**Information shown**.
========

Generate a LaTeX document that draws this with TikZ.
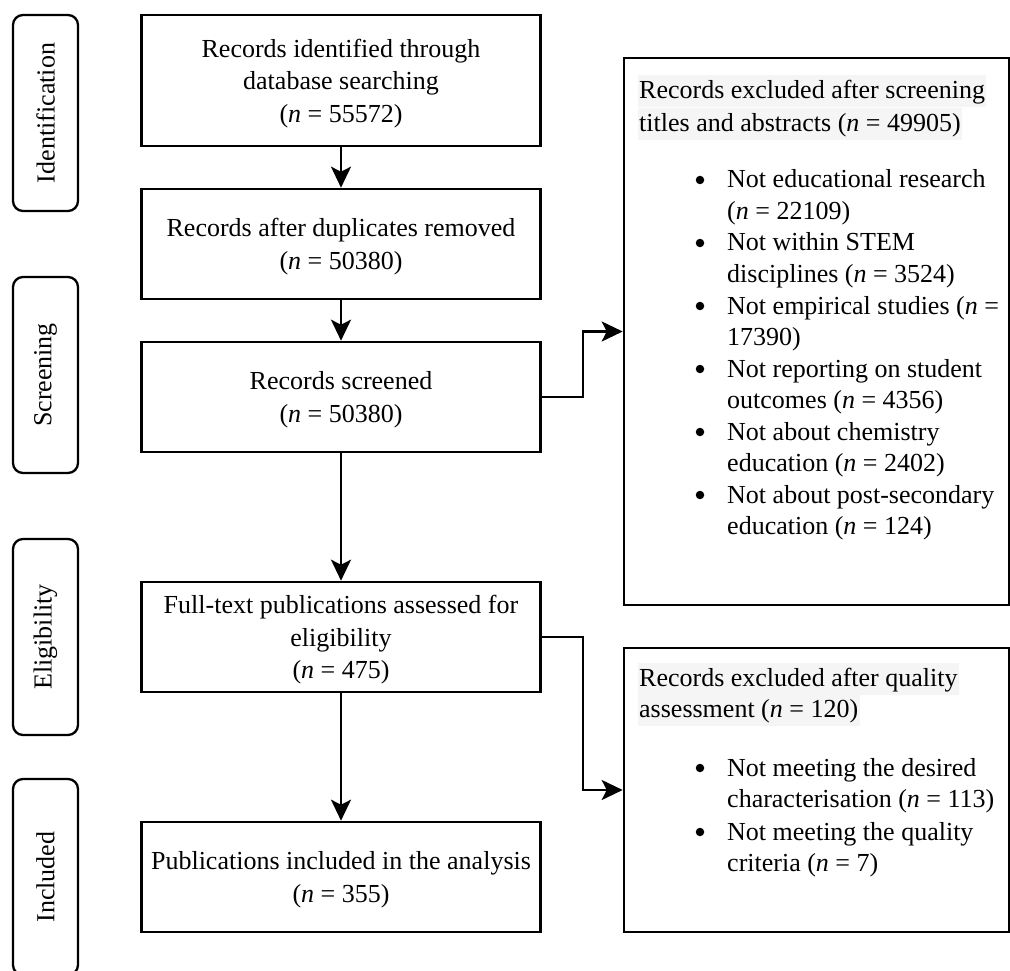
\documentclass[tikz,border=0pt]{standalone}
\usepackage{fontspec}
\setmainfont{Liberation Serif}
\usetikzlibrary{arrows.meta}
\begin{document}
\begin{tikzpicture}[x=1pt,y=-1pt,
  every node/.style={font=\fontsize{26}{31}\selectfont},
  mainbox/.style={draw, line width=2.6pt, minimum width=399pt, minimum height=110pt, inner sep=0pt, align=center, text depth=0pt, font=\fontsize{26}{32.5}\selectfont},
  phasebox/.style={draw, line width=2.3pt, rounded corners=10pt, rotate=90, minimum width=196pt, minimum height=65pt, inner sep=0pt},
  sidebox/.style={draw, line width=2.6pt, minimum width=385pt, inner sep=0pt},
  arr/.style={line width=2.5pt, -{Stealth[length=21pt,width=20pt,inset=5pt]}},
  txt/.style={anchor=base west, inner sep=0pt},
  hl/.style={anchor=base west, fill=black!4, inner xsep=1.5pt, inner ysep=1.5pt, text height=22pt, text depth=7pt},
  bul/.style={circle, fill=black, inner sep=0pt, minimum size=8.5pt}]
\useasboundingbox (0,0) rectangle (1010,971);

% phase labels
\node[phasebox] (pid) at (45.5,113) {Identification};
\node[phasebox] (psc) at (45.5,375) {Screening};
\node[phasebox] (pel) at (45.5,637) {Eligibility};
\node[phasebox] (pin) at (45.5,877) {Included};

% main boxes
\node[mainbox, minimum height=131pt] (b1) at (341,80.5) {Records identified through\\database searching\\(\textit{n} = 55572)};
\node[mainbox] (b2) at (341,244) {Records after duplicates removed\\(\textit{n} = 50380)};
\node[mainbox] (b3) at (341,397) {Records screened\\(\textit{n} = 50380)};
\node[mainbox] (b4) at (341,637) {Full-text publications assessed for\\eligibility\\(\textit{n} = 475)};
\node[mainbox] (b5) at (341,877) {Publications included in the analysis\\(\textit{n} = 355)};

% side boxes
\node[sidebox, minimum height=547pt] (r1) at (816.5,331.5) {};
\node[sidebox, minimum height=284pt] (r2) at (816.5,790) {};

% side box 1 text
\node[hl] (t1a) at (637.5,99) {Records excluded after screening};
\node[hl] (t1b) at (637.5,132) {titles and abstracts (\textit{n} = 49905)};
\node[bul] (u1) at (700,180) {};
\node[txt] (a1) at (727,188) {Not educational research};
\node[txt] (a2) at (727,219.5) {(\textit{n} = 22109)};
\node[bul] (u2) at (700,243) {};
\node[txt] (a3) at (727,251) {Not within STEM};
\node[txt] (a4) at (727,282.5) {disciplines (\textit{n} = 3524)};
\node[bul] (u3) at (700,306) {};
\node[txt] (a5) at (727,314) {Not empirical studies (\textit{n} =};
\node[txt] (a6) at (727,345.5) {17390)};
\node[bul] (u4) at (700,369) {};
\node[txt] (a7) at (727,377) {Not reporting on student};
\node[txt] (a8) at (727,408.5) {outcomes (\textit{n} = 4356)};
\node[bul] (u5) at (700,432) {};
\node[txt] (a9) at (727,440) {Not about chemistry};
\node[txt] (a10) at (727,471.5) {education (\textit{n} = 2402)};
\node[bul] (u6) at (700,495) {};
\node[txt] (a11) at (727,503) {Not about post-secondary};
\node[txt] (a12) at (727,534.5) {education (\textit{n} = 124)};

% side box 2 text
\node[hl] (t2a) at (637.5,686) {Records excluded after quality};
\node[hl] (t2b) at (637.5,717) {assessment (\textit{n} = 120)};
\node[bul] (v1) at (700,768) {};
\node[txt] (c1) at (727,776) {Not meeting the desired};
\node[txt] (c2) at (727,807) {characterisation (\textit{n} = 113)};
\node[bul] (v2) at (700,832) {};
\node[txt] (c3) at (727,840) {Not meeting the quality};
\node[txt] (c4) at (727,871) {criteria (\textit{n} = 7)};

% connectors
\coordinate (k) at (583,0);
\draw[arr] (b1.south) -- (b2.north);
\draw[arr] (b2.south) -- (b3.north);
\draw[arr] (b3.south) -- (b4.north);
\draw[arr] (b4.south) -- (b5.north);
\draw[arr] (b3.east) -| (k |- r1.west) -- (r1.west);
\draw[arr] (b4.east) -| (k |- r2.west) -- (r2.west);
\end{tikzpicture}
\end{document}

========

**The task**. Replicate the material above verbatim; images stay out of the copy.

**Completed exercise**.
Generate a LaTeX document that draws this with TikZ.
\documentclass[tikz,border=0pt]{standalone}
\usepackage{fontspec}
\setmainfont{Liberation Serif}
\usetikzlibrary{arrows.meta}
\begin{document}
\begin{tikzpicture}[x=1pt,y=-1pt,
  every node/.style={font=\fontsize{26}{31}\selectfont},
  mainbox/.style={draw, line width=2.6pt, minimum width=399pt, minimum height=110pt, inner sep=0pt, align=center, text depth=0pt, font=\fontsize{26}{32.5}\selectfont},
  phasebox/.style={draw, line width=2.3pt, rounded corners=10pt, rotate=90, minimum width=196pt, minimum height=65pt, inner sep=0pt},
  sidebox/.style={draw, line width=2.6pt, minimum width=385pt, inner sep=0pt},
  arr/.style={line width=2.5pt, -{Stealth[length=21pt,width=20pt,inset=5pt]}},
  txt/.style={anchor=base west, inner sep=0pt},
  hl/.style={anchor=base west, fill=black!4, inner xsep=1.5pt, inner ysep=1.5pt, text height=22pt, text depth=7pt},
  bul/.style={circle, fill=black, inner sep=0pt, minimum size=8.5pt}]
\useasboundingbox (0,0) rectangle (1010,971);

% phase labels
\node[phasebox] (pid) at (45.5,113) {Identification};
\node[phasebox] (psc) at (45.5,375) {Screening};
\node[phasebox] (pel) at (45.5,637) {Eligibility};
\node[phasebox] (pin) at (45.5,877) {Included};

% main boxes
\node[mainbox, minimum height=131pt] (b1) at (341,80.5) {Records identified through\\database searching\\(\textit{n} = 55572)};
\node[mainbox] (b2) at (341,244) {Records after duplicates removed\\(\textit{n} = 50380)};
\node[mainbox] (b3) at (341,397) {Records screened\\(\textit{n} = 50380)};
\node[mainbox] (b4) at (341,637) {Full-text publications assessed for\\eligibility\\(\textit{n} = 475)};
\node[mainbox] (b5) at (341,877) {Publications included in the analysis\\(\textit{n} = 355)};

% side boxes
\node[sidebox, minimum height=547pt] (r1) at (816.5,331.5) {};
\node[sidebox, minimum height=284pt] (r2) at (816.5,790) {};

% side box 1 text
\node[hl] (t1a) at (637.5,99) {Records excluded after screening};
\node[hl] (t1b) at (637.5,132) {titles and abstracts (\textit{n} = 49905)};
\node[bul] (u1) at (700,180) {};
\node[txt] (a1) at (727,188) {Not educational research};
\node[txt] (a2) at (727,219.5) {(\textit{n} = 22109)};
\node[bul] (u2) at (700,243) {};
\node[txt] (a3) at (727,251) {Not within STEM};
\node[txt] (a4) at (727,282.5) {disciplines (\textit{n} = 3524)};
\node[bul] (u3) at (700,306) {};
\node[txt] (a5) at (727,314) {Not empirical studies (\textit{n} =};
\node[txt] (a6) at (727,345.5) {17390)};
\node[bul] (u4) at (700,369) {};
\node[txt] (a7) at (727,377) {Not reporting on student};
\node[txt] (a8) at (727,408.5) {outcomes (\textit{n} = 4356)};
\node[bul] (u5) at (700,432) {};
\node[txt] (a9) at (727,440) {Not about chemistry};
\node[txt] (a10) at (727,471.5) {education (\textit{n} = 2402)};
\node[bul] (u6) at (700,495) {};
\node[txt] (a11) at (727,503) {Not about post-secondary};
\node[txt] (a12) at (727,534.5) {education (\textit{n} = 124)};

% side box 2 text
\node[hl] (t2a) at (637.5,686) {Records excluded after quality};
\node[hl] (t2b) at (637.5,717) {assessment (\textit{n} = 120)};
\node[bul] (v1) at (700,768) {};
\node[txt] (c1) at (727,776) {Not meeting the desired};
\node[txt] (c2) at (727,807) {characterisation (\textit{n} = 113)};
\node[bul] (v2) at (700,832) {};
\node[txt] (c3) at (727,840) {Not meeting the quality};
\node[txt] (c4) at (727,871) {criteria (\textit{n} = 7)};

% connectors
\coordinate (k) at (583,0);
\draw[arr] (b1.south) -- (b2.north);
\draw[arr] (b2.south) -- (b3.north);
\draw[arr] (b3.south) -- (b4.north);
\draw[arr] (b4.south) -- (b5.north);
\draw[arr] (b3.east) -| (k |- r1.west) -- (r1.west);
\draw[arr] (b4.east) -| (k |- r2.west) -- (r2.west);
\end{tikzpicture}
\end{document}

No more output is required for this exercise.